### Work to be completed
Exactly the lines from the start of the data below through the line that contains "ctx.strokeRect(a.left, a.top, a.right" are to be copied, with pictures left out.

## begin The input

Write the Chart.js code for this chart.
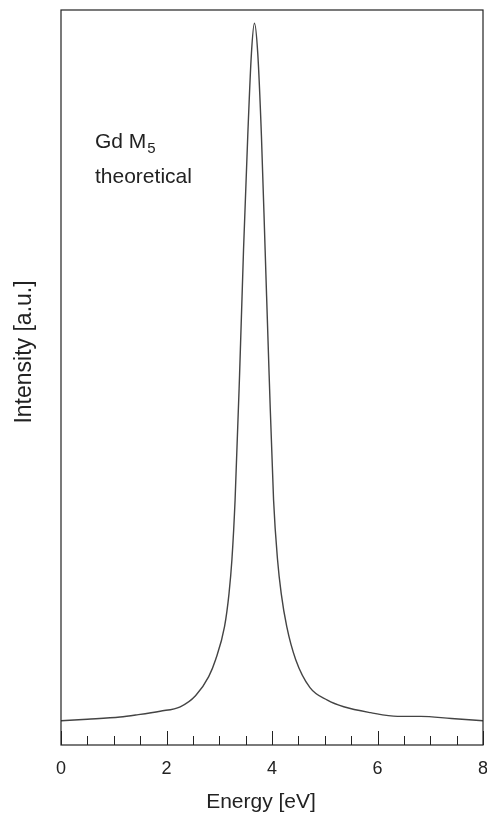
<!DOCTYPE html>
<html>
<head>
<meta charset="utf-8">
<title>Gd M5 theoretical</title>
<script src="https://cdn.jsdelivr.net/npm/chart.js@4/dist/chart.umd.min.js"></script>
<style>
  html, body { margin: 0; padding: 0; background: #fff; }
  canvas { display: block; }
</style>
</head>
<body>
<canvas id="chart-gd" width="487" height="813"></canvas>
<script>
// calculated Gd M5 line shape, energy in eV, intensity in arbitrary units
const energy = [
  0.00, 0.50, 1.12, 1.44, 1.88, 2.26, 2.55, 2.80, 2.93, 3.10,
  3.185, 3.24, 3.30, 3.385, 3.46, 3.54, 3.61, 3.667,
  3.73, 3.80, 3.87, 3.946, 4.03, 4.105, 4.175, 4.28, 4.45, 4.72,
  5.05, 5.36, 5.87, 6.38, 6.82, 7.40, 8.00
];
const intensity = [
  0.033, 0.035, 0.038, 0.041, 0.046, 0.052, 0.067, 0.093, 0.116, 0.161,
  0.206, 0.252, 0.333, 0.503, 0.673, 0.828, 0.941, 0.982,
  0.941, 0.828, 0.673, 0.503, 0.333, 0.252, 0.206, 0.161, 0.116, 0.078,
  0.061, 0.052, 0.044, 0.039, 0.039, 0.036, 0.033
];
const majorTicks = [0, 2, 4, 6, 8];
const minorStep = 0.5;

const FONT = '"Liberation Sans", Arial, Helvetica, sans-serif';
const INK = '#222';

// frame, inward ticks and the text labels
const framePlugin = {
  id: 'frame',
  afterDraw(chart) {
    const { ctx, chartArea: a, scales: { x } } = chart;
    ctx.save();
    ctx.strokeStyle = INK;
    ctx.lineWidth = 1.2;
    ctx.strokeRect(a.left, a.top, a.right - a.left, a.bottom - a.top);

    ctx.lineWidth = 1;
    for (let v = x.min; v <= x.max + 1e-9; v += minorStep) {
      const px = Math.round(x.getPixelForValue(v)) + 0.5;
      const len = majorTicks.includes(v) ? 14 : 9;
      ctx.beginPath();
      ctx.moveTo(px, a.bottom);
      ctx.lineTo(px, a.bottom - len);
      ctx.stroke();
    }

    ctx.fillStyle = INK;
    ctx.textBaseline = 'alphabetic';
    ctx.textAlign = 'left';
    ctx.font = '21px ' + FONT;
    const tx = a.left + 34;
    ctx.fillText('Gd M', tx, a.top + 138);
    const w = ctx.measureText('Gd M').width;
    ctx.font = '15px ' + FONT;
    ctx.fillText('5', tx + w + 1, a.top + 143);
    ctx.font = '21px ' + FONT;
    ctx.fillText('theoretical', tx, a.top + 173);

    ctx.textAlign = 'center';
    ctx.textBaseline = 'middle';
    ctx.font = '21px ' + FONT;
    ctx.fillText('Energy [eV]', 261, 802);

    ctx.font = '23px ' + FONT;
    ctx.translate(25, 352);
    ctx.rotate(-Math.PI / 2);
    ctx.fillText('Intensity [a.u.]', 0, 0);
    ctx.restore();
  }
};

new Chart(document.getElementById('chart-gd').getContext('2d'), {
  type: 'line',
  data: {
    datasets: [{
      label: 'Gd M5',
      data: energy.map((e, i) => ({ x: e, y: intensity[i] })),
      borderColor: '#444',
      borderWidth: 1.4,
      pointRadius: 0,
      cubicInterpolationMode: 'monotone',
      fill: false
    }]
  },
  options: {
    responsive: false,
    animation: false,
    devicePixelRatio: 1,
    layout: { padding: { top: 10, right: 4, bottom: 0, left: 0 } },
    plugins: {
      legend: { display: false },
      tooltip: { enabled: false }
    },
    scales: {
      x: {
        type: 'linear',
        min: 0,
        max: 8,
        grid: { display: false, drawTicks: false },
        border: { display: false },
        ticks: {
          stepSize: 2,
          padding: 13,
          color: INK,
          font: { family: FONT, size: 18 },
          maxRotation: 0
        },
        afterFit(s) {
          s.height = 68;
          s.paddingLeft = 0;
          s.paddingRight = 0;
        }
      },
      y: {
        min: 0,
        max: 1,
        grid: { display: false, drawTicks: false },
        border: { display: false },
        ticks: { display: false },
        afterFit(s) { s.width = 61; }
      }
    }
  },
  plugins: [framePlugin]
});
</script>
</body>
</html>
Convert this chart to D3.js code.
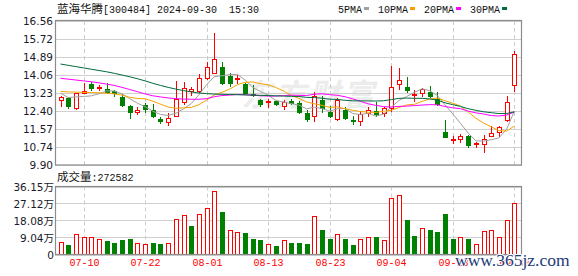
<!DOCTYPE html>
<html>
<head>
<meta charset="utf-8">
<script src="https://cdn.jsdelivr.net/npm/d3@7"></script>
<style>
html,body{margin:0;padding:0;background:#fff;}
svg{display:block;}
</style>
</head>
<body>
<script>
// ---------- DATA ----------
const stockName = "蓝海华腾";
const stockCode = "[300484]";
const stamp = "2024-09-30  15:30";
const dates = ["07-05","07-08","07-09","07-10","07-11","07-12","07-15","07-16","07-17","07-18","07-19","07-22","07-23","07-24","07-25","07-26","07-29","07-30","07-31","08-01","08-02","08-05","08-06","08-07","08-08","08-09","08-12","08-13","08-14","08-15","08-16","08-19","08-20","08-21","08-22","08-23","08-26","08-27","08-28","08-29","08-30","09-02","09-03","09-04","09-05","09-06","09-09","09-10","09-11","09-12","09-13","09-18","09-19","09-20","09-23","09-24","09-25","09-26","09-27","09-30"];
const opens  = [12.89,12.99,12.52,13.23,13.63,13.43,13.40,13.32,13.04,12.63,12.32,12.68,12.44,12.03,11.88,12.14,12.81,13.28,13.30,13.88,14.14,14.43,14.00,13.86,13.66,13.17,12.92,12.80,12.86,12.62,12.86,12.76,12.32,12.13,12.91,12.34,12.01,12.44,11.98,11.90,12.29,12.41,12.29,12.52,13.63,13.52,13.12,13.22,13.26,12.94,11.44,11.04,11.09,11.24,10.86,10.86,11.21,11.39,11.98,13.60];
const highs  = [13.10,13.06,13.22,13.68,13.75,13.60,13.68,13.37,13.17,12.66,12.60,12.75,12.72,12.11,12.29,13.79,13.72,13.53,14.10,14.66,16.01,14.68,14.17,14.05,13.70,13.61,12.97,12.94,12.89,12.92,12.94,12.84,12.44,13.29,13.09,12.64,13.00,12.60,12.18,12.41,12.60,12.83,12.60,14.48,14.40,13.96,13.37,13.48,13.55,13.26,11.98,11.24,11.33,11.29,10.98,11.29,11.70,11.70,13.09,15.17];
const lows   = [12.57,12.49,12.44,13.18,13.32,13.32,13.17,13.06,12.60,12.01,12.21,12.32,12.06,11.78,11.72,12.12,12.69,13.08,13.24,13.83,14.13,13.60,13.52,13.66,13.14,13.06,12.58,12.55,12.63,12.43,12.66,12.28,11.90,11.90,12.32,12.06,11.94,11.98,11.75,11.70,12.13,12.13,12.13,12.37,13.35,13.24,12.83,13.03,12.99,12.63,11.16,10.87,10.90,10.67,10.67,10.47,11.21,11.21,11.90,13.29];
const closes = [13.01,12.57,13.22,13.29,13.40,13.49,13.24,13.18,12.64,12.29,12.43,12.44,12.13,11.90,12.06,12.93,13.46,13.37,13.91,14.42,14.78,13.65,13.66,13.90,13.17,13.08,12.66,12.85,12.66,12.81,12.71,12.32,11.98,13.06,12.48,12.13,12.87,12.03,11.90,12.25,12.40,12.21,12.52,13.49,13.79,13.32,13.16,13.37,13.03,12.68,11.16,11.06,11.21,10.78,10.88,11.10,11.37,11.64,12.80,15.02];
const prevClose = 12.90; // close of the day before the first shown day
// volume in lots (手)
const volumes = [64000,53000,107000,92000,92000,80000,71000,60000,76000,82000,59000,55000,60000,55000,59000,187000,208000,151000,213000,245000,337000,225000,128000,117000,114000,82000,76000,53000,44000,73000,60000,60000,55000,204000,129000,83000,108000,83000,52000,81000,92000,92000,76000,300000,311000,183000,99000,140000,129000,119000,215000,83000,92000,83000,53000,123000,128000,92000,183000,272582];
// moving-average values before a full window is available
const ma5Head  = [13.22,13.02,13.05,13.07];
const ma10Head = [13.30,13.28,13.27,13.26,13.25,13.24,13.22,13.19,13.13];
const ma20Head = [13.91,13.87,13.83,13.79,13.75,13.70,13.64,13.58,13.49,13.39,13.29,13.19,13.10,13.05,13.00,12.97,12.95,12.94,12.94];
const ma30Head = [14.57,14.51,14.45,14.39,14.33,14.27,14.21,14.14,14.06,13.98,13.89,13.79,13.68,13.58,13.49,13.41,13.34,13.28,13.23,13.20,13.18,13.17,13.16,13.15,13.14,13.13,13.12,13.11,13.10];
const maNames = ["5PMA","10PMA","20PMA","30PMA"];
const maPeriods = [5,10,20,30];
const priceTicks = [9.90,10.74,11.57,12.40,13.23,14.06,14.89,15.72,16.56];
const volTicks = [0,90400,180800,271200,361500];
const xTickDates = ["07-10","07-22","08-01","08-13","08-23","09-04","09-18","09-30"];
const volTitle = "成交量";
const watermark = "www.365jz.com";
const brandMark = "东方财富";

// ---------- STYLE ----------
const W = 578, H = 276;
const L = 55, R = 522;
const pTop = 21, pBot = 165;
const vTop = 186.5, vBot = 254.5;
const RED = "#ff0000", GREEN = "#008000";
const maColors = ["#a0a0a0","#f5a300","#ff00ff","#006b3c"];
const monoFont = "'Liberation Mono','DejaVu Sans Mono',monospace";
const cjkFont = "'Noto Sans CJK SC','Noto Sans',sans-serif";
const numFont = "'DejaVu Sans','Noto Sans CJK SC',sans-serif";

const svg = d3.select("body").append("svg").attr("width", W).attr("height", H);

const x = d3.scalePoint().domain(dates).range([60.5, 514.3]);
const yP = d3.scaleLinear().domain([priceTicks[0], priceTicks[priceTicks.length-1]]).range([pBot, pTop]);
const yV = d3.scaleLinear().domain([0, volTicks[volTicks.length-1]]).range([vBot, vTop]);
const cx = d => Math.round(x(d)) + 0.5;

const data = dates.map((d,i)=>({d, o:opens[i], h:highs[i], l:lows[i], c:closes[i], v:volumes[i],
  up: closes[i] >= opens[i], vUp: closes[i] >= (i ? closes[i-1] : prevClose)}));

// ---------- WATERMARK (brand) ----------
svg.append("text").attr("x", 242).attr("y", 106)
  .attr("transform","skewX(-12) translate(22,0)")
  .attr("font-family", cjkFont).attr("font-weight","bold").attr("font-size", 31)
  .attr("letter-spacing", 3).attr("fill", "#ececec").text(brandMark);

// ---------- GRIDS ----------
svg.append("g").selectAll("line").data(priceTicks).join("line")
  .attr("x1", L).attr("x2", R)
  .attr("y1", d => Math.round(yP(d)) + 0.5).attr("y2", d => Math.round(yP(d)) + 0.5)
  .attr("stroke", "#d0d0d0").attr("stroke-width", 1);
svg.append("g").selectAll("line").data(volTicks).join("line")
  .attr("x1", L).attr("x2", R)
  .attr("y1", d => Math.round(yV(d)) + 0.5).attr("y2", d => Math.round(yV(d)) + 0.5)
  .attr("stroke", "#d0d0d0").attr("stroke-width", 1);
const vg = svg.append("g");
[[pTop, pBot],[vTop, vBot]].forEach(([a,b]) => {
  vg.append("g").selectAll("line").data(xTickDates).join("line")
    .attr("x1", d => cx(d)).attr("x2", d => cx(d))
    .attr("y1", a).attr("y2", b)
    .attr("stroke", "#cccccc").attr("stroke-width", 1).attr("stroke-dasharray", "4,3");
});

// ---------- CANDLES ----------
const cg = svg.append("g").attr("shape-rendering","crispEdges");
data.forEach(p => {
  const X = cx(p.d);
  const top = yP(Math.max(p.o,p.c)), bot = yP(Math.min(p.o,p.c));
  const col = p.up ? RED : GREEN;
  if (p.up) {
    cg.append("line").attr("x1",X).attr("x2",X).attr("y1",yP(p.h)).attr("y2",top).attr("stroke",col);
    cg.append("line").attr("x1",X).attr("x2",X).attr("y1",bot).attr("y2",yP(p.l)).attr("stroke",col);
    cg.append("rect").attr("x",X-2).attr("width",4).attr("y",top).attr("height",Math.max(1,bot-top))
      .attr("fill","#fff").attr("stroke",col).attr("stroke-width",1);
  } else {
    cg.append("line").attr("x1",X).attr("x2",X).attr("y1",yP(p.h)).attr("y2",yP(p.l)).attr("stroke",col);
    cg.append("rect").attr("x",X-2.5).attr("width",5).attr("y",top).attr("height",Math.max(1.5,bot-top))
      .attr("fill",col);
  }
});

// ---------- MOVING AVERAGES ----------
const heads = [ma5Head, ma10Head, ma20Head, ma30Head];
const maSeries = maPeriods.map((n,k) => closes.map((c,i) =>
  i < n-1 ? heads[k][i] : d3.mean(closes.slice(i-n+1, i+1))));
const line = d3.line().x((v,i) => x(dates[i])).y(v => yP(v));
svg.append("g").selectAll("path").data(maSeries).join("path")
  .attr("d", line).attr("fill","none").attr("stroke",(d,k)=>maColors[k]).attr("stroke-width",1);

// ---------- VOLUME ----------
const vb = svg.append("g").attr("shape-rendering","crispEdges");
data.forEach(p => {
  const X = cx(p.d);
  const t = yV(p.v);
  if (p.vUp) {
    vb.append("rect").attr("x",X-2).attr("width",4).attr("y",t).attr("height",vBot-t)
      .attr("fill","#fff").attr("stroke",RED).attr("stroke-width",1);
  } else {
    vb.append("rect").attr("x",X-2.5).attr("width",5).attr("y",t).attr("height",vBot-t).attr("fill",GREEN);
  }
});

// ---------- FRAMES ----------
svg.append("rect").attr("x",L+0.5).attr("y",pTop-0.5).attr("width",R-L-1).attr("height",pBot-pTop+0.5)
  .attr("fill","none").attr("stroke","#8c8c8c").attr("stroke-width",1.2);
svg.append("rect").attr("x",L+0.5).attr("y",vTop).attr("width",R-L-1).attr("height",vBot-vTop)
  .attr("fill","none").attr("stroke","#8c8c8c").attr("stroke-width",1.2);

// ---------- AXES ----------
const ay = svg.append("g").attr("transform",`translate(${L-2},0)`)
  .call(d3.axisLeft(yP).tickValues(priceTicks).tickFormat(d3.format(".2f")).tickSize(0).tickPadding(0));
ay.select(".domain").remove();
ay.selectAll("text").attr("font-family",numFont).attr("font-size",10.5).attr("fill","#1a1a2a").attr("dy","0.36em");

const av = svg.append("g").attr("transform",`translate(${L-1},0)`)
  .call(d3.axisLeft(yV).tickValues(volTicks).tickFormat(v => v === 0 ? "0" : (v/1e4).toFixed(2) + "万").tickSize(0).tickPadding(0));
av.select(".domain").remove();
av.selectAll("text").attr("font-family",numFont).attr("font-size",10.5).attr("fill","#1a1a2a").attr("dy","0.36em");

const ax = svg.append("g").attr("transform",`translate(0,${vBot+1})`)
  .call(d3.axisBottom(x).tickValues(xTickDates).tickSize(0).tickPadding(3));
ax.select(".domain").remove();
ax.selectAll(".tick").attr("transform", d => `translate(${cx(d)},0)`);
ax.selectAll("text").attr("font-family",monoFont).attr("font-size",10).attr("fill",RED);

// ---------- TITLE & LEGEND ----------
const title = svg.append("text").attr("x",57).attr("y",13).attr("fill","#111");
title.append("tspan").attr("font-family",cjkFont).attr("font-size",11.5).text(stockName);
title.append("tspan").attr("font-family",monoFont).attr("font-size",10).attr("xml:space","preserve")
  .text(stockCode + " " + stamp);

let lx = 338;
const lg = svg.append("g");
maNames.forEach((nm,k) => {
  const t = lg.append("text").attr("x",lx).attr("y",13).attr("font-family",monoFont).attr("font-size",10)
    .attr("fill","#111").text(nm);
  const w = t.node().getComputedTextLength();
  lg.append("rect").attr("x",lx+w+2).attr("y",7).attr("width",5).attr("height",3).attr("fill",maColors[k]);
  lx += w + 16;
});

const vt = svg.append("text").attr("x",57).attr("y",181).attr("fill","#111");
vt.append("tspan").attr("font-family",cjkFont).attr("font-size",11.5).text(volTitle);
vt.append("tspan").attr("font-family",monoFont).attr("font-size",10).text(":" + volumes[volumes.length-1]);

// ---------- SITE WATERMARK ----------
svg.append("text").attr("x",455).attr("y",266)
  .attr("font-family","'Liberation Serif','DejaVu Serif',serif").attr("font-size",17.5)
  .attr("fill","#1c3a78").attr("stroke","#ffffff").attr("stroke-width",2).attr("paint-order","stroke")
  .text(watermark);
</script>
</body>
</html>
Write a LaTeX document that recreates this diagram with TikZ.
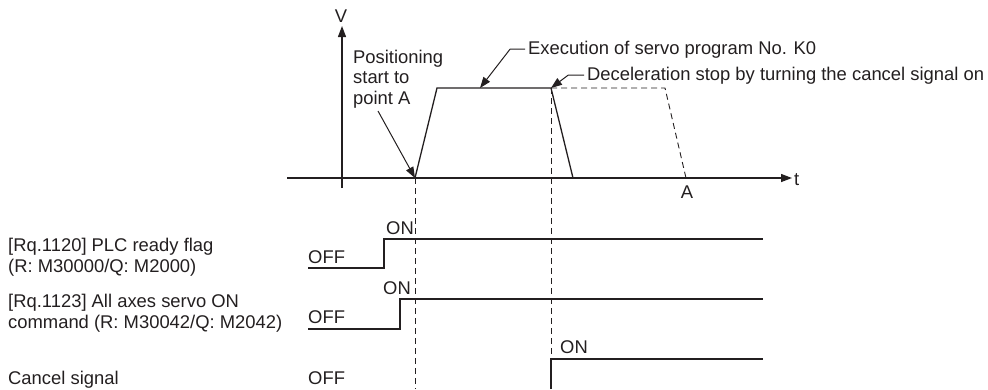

## end The input

### Task solution
Write the Chart.js code for this chart.
<!DOCTYPE html>
<html>
<head>
<meta charset="utf-8">
<title>Gd M5 theoretical</title>
<script src="https://cdn.jsdelivr.net/npm/chart.js@4/dist/chart.umd.min.js"></script>
<style>
  html, body { margin: 0; padding: 0; background: #fff; }
  canvas { display: block; }
</style>
</head>
<body>
<canvas id="chart-gd" width="487" height="813"></canvas>
<script>
// calculated Gd M5 line shape, energy in eV, intensity in arbitrary units
const energy = [
  0.00, 0.50, 1.12, 1.44, 1.88, 2.26, 2.55, 2.80, 2.93, 3.10,
  3.185, 3.24, 3.30, 3.385, 3.46, 3.54, 3.61, 3.667,
  3.73, 3.80, 3.87, 3.946, 4.03, 4.105, 4.175, 4.28, 4.45, 4.72,
  5.05, 5.36, 5.87, 6.38, 6.82, 7.40, 8.00
];
const intensity = [
  0.033, 0.035, 0.038, 0.041, 0.046, 0.052, 0.067, 0.093, 0.116, 0.161,
  0.206, 0.252, 0.333, 0.503, 0.673, 0.828, 0.941, 0.982,
  0.941, 0.828, 0.673, 0.503, 0.333, 0.252, 0.206, 0.161, 0.116, 0.078,
  0.061, 0.052, 0.044, 0.039, 0.039, 0.036, 0.033
];
const majorTicks = [0, 2, 4, 6, 8];
const minorStep = 0.5;

const FONT = '"Liberation Sans", Arial, Helvetica, sans-serif';
const INK = '#222';

// frame, inward ticks and the text labels
const framePlugin = {
  id: 'frame',
  afterDraw(chart) {
    const { ctx, chartArea: a, scales: { x } } = chart;
    ctx.save();
    ctx.strokeStyle = INK;
    ctx.lineWidth = 1.2;
    ctx.strokeRect(a.left, a.top, a.right - a.left, a.bottom - a.top);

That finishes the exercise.